ROH were defined as long and continuous homozygous extensions in the genome composed of two identical haplotypes in individuals. PLINK was utilized to estimate the ROH. The minimum number of SNPs required to constitute an ROH was set at 30, with a minimum SNP density of at least 1 SNP per 100 kb per ROH. Additionally, the minimum length of an ROH was set to 300 kb, and the presence of up to two missing and one possible heterozygous genotype was allowed within an ROH. The maximum spacing between consecutive pure heterozygous SNPs was set at 1000 kb. The individual genome inbreeding coefficients (FROH) were calculated by dividing the total length of the duck autosomal genome covered by the SNP by the aggregate length of all detected ROHs in an individual. The top 1% of SNP regions were considered ROH islands after sorting the calculated percentages.
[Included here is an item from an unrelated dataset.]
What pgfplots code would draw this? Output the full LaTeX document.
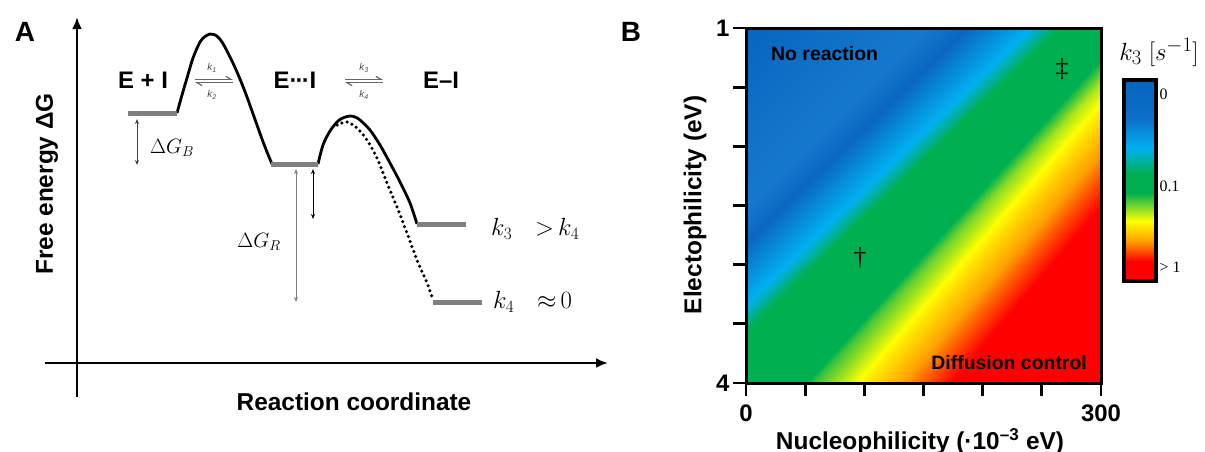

The distribution of ROH on these chromosomes in the two indigenous duck populations was mapped using the R package rMVP [65].

Selective sweep analysis

To identify the genome selection signatures, we employed Fst and XP-CLR calculation methods. The CH and JA samples were categorized together for analysis. Each chromosome was divided into 100 kb windows, and the values of each window on every chromosome were calculated independently. The first window began at the first base, and the starting base position of each subsequent window was positioned 10 kb from the starting base of the previous window. The SNPs contained within the windows were used for Fst and XP-CLR calculations. Fst was determined using the R package PopGenome, while XP-CLR was calculated using XP-CLR software [21, 66]. This approach facilitated the detection of genetic differentiation between CH and JA by establishing a hypothetical selection region for Fst calculations. Considering previous research findings [14, 25], we regarded the top 5% of the results as the selected region and extracted genes within this region. Notably, Fst relies on genomic unit point scanning, which can introduce uncertainty due to genetic drift and other variables, resulting in a lower reliability of the population history factor. Based on previous research [17, 25, 66] and as a supplement to the present study, the top 1% of the XP-CLR index was used as the selected region, as this amplifies the selection signal. Genes within this region were also extracted for further examination. To explore the functional implications of the extracted genes, we conducted GO function and KEGG pathway enrichment analyses. The resulting data were visualized using the R package ggplot2 [67,68,69]. For these analyses, we utilized the WebGestalt website in conjunction with the David database, and the Genecards website, as well as any available relevant literature, were consulted as references [70,71,72].